Data provided
════════════════

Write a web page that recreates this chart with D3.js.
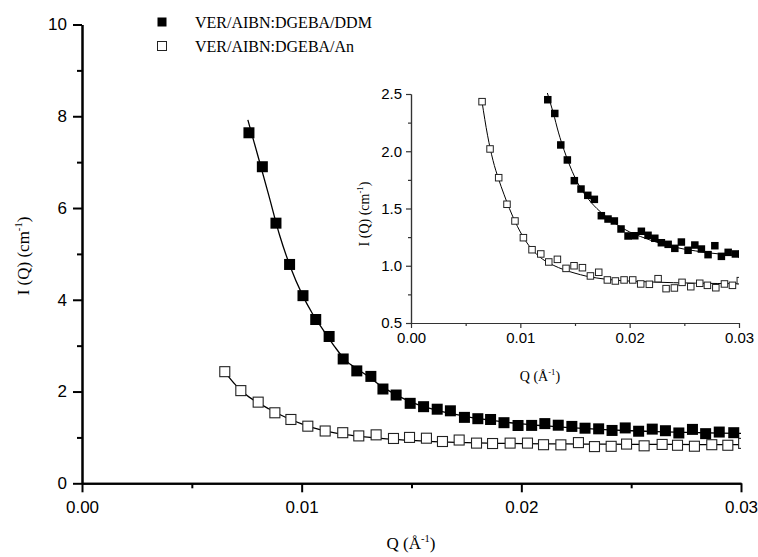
<!DOCTYPE html>
<html>
<head>
<meta charset="utf-8">
<script src="https://cdn.jsdelivr.net/npm/d3@7"></script>
<style>
  body { margin: 0; background: #fff; }
  svg { display: block; }
</style>
</head>
<body>
<svg id="chart" width="758" height="557"></svg>
<script>
// ---- data ----
const seriesNames = ["VER/AIBN:DGEBA/DDM", "VER/AIBN:DGEBA/An"];

const qDDM = [0.00760, 0.00821, 0.00883, 0.00945, 0.01006, 0.01064, 0.01125, 0.01189,
  0.01251, 0.01315, 0.01370, 0.01430, 0.01494, 0.01555, 0.01617, 0.01677, 0.01741,
  0.01802, 0.01860, 0.01921, 0.01985, 0.02047, 0.02107, 0.02168, 0.02230, 0.02290,
  0.02352, 0.02413, 0.02473, 0.02534, 0.02596, 0.02656, 0.02717, 0.02779, 0.02839,
  0.02901, 0.02967, 0.03029];
const iDDM = [7.64, 6.90, 5.67, 4.77, 4.09, 3.57, 3.20, 2.71,
  2.45, 2.33, 2.055, 1.924, 1.743, 1.670, 1.615, 1.580, 1.437,
  1.408, 1.391, 1.321, 1.260, 1.262, 1.301, 1.266, 1.240, 1.201,
  1.187, 1.152, 1.207, 1.135, 1.181, 1.146, 1.097, 1.175, 1.082,
  1.117, 1.103, 1.10];

const qAn = [0.00650, 0.00723, 0.00802, 0.00878, 0.00951, 0.01028, 0.01107, 0.01187,
  0.01260, 0.01339, 0.01418, 0.01491, 0.01568, 0.01641, 0.01717, 0.01796, 0.01869,
  0.01949, 0.02028, 0.02101, 0.02180, 0.02260, 0.02333, 0.02409, 0.02479, 0.02559,
  0.02641, 0.02711, 0.02788, 0.02867, 0.02940, 0.03012];
const iAn = [2.433, 2.020, 1.769, 1.537, 1.391, 1.245, 1.140, 1.103,
  1.033, 1.056, 0.977, 1.000, 0.983, 0.911, 0.943, 0.876, 0.867,
  0.876, 0.876, 0.841, 0.838, 0.887, 0.800, 0.806, 0.855, 0.817,
  0.847, 0.829, 0.808, 0.841, 0.829, 0.87];

// fitted curves
const fitQDDM = [0.00755, 0.0080, 0.0085, 0.0090, 0.0095, 0.0100, 0.0105, 0.0110, 0.0115,
  0.0120, 0.0125, 0.0130, 0.0135, 0.0140, 0.0145, 0.0150, 0.0155, 0.0160, 0.0165,
  0.0170, 0.0175, 0.0180, 0.0185, 0.0190, 0.0195, 0.0200, 0.0210, 0.0220, 0.0230,
  0.0240, 0.0250, 0.0260, 0.0270, 0.0280, 0.0290, 0.0300];
const fitIDDM = [7.92, 7.15, 6.28, 5.40, 4.70, 4.14, 3.69, 3.33, 2.98,
  2.68, 2.50, 2.34, 2.16, 2.01, 1.88, 1.77, 1.68, 1.61, 1.55,
  1.50, 1.455, 1.415, 1.38, 1.35, 1.32, 1.295, 1.255, 1.22, 1.19,
  1.165, 1.145, 1.13, 1.115, 1.105, 1.095, 1.09];

const fitQAn = [0.0065, 0.0070, 0.0075, 0.0080, 0.0085, 0.0090, 0.0095, 0.0100, 0.0105,
  0.0110, 0.0115, 0.0120, 0.0125, 0.0130, 0.0140, 0.0150, 0.0160, 0.0170, 0.0180,
  0.0190, 0.0200, 0.0220, 0.0240, 0.0260, 0.0280, 0.0300];
const fitIAn = [2.43, 2.14, 1.92, 1.76, 1.625, 1.50, 1.39, 1.295, 1.215,
  1.15, 1.10, 1.06, 1.03, 1.005, 0.965, 0.935, 0.91, 0.893, 0.88,
  0.872, 0.866, 0.858, 0.852, 0.848, 0.845, 0.843];

const xTicks = [0, 0.01, 0.02, 0.03];
const xMinor = [0.005, 0.015, 0.025];
const yTicksMain = [0, 2, 4, 6, 8, 10];
const yMinorMain = [1, 3, 5, 7, 9];
const yTicksInset = [0.5, 1.0, 1.5, 2.0, 2.5];
const yMinorInset = [0.75, 1.25, 1.75, 2.25];

const zip = (a, b) => a.map((v, i) => [v, b[i]]);
const ddm = zip(qDDM, iDDM), an = zip(qAn, iAn);
const fitDDM = zip(fitQDDM, fitIDDM), fitAn = zip(fitQAn, fitIAn);

const svg = d3.select("#chart");
const sans = "'Liberation Sans', Arial, sans-serif";
const serif = "'Liberation Serif', 'Times New Roman', serif";

function drawPanel(cfg) {
  const x = d3.scaleLinear().domain([0, 0.03]).range(cfg.xr);
  const y = d3.scaleLinear().domain(cfg.yd).range(cfg.yr);
  const g = svg.append("g");

  const clipId = "clip-" + cfg.id;
  svg.append("clipPath").attr("id", clipId).append("rect")
    .attr("x", cfg.xr[0]).attr("y", cfg.yr[1] - 1)
    .attr("width", cfg.xr[1] - cfg.xr[0]).attr("height", cfg.yr[0] - cfg.yr[1] + 1);

  const plot = g.append("g").attr("clip-path", `url(#${clipId})`);
  const line = d3.line().x(d => x(d[0])).y(d => y(d[1])).curve(d3.curveMonotoneX);

  [fitDDM, fitAn].forEach(f => {
    plot.append("path").datum(f)
      .attr("d", line)
      .attr("fill", "none")
      .attr("stroke", "#000")
      .attr("stroke-width", cfg.lw);
  });

  const s = cfg.ms;
  plot.selectAll("rect.an").data(an).join("rect")
    .attr("class", "an")
    .attr("x", d => x(d[0]) - s / 2).attr("y", d => y(d[1]) - s / 2)
    .attr("width", s).attr("height", s)
    .attr("fill", "#fff").attr("stroke", "#222").attr("stroke-width", cfg.ow);
  plot.selectAll("rect.ddm").data(ddm).join("rect")
    .attr("class", "ddm")
    .attr("x", d => x(d[0]) - s / 2 - 0.5).attr("y", d => y(d[1]) - s / 2 - 0.5)
    .attr("width", s + 1).attr("height", s + 1)
    .attr("fill", "#000");

  // axes
  const xAx = g.append("g").attr("transform", `translate(0,${cfg.yr[0]})`)
    .call(d3.axisBottom(x).tickValues(xTicks).tickFormat(d3.format(".2f"))
      .tickSize(cfg.tk).tickSizeOuter(0).tickPadding(cfg.tpx));
  const xMin = g.append("g").attr("transform", `translate(0,${cfg.yr[0]})`)
    .call(d3.axisBottom(x).tickValues(xMinor).tickFormat("").tickSize(cfg.tkm).tickSizeOuter(0));
  const yAx = g.append("g").attr("transform", `translate(${cfg.xr[0]},0)`)
    .call(d3.axisLeft(y).tickValues(cfg.yt).tickFormat(cfg.yf)
      .tickSize(cfg.tk).tickSizeOuter(0).tickPadding(cfg.tp));
  const yMin = g.append("g").attr("transform", `translate(${cfg.xr[0]},0)`)
    .call(d3.axisLeft(y).tickValues(cfg.ym).tickFormat("").tickSize(cfg.tkm).tickSizeOuter(0));

  [xAx, xMin, yAx, yMin].forEach(a => {
    a.select(".domain").attr("stroke", cfg.ac).attr("stroke-width", cfg.aw);
    a.selectAll(".tick line").attr("stroke", cfg.ac).attr("stroke-width", cfg.aw);
    a.selectAll(".tick text").attr("fill", "#000")
      .style("font-family", sans).style("font-size", cfg.fs + "px");
  });
  return { x, y };
}

// main panel
drawPanel({
  id: "main", xr: [82, 741], yr: [483.3, 24.5], yd: [0, 10],
  yt: yTicksMain, ym: yMinorMain, yf: d3.format("d"),
  lw: 1.3, ms: 10, ow: 1.1, tk: 9, tkm: 5, tp: 6, tpx: 9, aw: 2, ac: "#000", fs: 17
});

// inset panel
drawPanel({
  id: "inset", xr: [411, 739], yr: [323, 94], yd: [0.5, 2.5],
  yt: yTicksInset, ym: yMinorInset, yf: d3.format(".1f"),
  lw: 1, ms: 6.5, ow: 1, tk: 5, tkm: 3, tp: 4, tpx: 4, aw: 1.2, ac: "#333", fs: 15
});

// axis titles
function title(sel, base, sup, close, size) {
  sel.style("font-family", serif).style("font-size", size + "px").attr("fill", "#000");
  sel.append("tspan").text(base);
  sel.append("tspan").attr("dy", -size * 0.4).style("font-size", (size * 0.62) + "px").text(sup);
  sel.append("tspan").attr("dy", size * 0.4).text(close);
}
title(svg.append("text").attr("x", 411).attr("y", 549).attr("text-anchor", "middle"),
  "Q (Å", "-1", ")", 17);
title(svg.append("text").attr("transform", "translate(29,256) rotate(-90)").attr("text-anchor", "middle"),
  "I (Q) (cm", "-1", ")", 17);
title(svg.append("text").attr("x", 540).attr("y", 381).attr("text-anchor", "middle"),
  "Q (Å", "-1", ")", 14);
title(svg.append("text").attr("transform", "translate(369,214) rotate(-90)").attr("text-anchor", "middle"),
  "I (Q) (cm", "-1", ")", 14);

// legend
const legend = svg.append("g");
seriesNames.forEach((name, i) => {
  const row = legend.append("g").attr("transform", `translate(162,${22 + i * 24})`);
  row.append("rect").attr("x", -4.5).attr("y", -4.5).attr("width", 9).attr("height", 9)
    .attr("fill", i === 0 ? "#000" : "#fff")
    .attr("stroke", i === 0 ? "none" : "#222").attr("stroke-width", 1);
  row.append("text").attr("x", 33).attr("y", 6)
    .style("font-family", serif).style("font-size", "16px").text(name);
});
</script>
</body>
</html>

════════════════

Exercise prompt
From the opening line of the listing above through the line bearing "1.165, 1.145, 1.13, 1.115, 1.105, 1.095, 1.09];", repeat each line exactly. Drop every picture.

Reply
Write a web page that recreates this chart with D3.js.
<!DOCTYPE html>
<html>
<head>
<meta charset="utf-8">
<script src="https://cdn.jsdelivr.net/npm/d3@7"></script>
<style>
  body { margin: 0; background: #fff; }
  svg { display: block; }
</style>
</head>
<body>
<svg id="chart" width="758" height="557"></svg>
<script>
// ---- data ----
const seriesNames = ["VER/AIBN:DGEBA/DDM", "VER/AIBN:DGEBA/An"];

const qDDM = [0.00760, 0.00821, 0.00883, 0.00945, 0.01006, 0.01064, 0.01125, 0.01189,
  0.01251, 0.01315, 0.01370, 0.01430, 0.01494, 0.01555, 0.01617, 0.01677, 0.01741,
  0.01802, 0.01860, 0.01921, 0.01985, 0.02047, 0.02107, 0.02168, 0.02230, 0.02290,
  0.02352, 0.02413, 0.02473, 0.02534, 0.02596, 0.02656, 0.02717, 0.02779, 0.02839,
  0.02901, 0.02967, 0.03029];
const iDDM = [7.64, 6.90, 5.67, 4.77, 4.09, 3.57, 3.20, 2.71,
  2.45, 2.33, 2.055, 1.924, 1.743, 1.670, 1.615, 1.580, 1.437,
  1.408, 1.391, 1.321, 1.260, 1.262, 1.301, 1.266, 1.240, 1.201,
  1.187, 1.152, 1.207, 1.135, 1.181, 1.146, 1.097, 1.175, 1.082,
  1.117, 1.103, 1.10];

const qAn = [0.00650, 0.00723, 0.00802, 0.00878, 0.00951, 0.01028, 0.01107, 0.01187,
  0.01260, 0.01339, 0.01418, 0.01491, 0.01568, 0.01641, 0.01717, 0.01796, 0.01869,
  0.01949, 0.02028, 0.02101, 0.02180, 0.02260, 0.02333, 0.02409, 0.02479, 0.02559,
  0.02641, 0.02711, 0.02788, 0.02867, 0.02940, 0.03012];
const iAn = [2.433, 2.020, 1.769, 1.537, 1.391, 1.245, 1.140, 1.103,
  1.033, 1.056, 0.977, 1.000, 0.983, 0.911, 0.943, 0.876, 0.867,
  0.876, 0.876, 0.841, 0.838, 0.887, 0.800, 0.806, 0.855, 0.817,
  0.847, 0.829, 0.808, 0.841, 0.829, 0.87];

// fitted curves
const fitQDDM = [0.00755, 0.0080, 0.0085, 0.0090, 0.0095, 0.0100, 0.0105, 0.0110, 0.0115,
  0.0120, 0.0125, 0.0130, 0.0135, 0.0140, 0.0145, 0.0150, 0.0155, 0.0160, 0.0165,
  0.0170, 0.0175, 0.0180, 0.0185, 0.0190, 0.0195, 0.0200, 0.0210, 0.0220, 0.0230,
  0.0240, 0.0250, 0.0260, 0.0270, 0.0280, 0.0290, 0.0300];
const fitIDDM = [7.92, 7.15, 6.28, 5.40, 4.70, 4.14, 3.69, 3.33, 2.98,
  2.68, 2.50, 2.34, 2.16, 2.01, 1.88, 1.77, 1.68, 1.61, 1.55,
  1.50, 1.455, 1.415, 1.38, 1.35, 1.32, 1.295, 1.255, 1.22, 1.19,
  1.165, 1.145, 1.13, 1.115, 1.105, 1.095, 1.09];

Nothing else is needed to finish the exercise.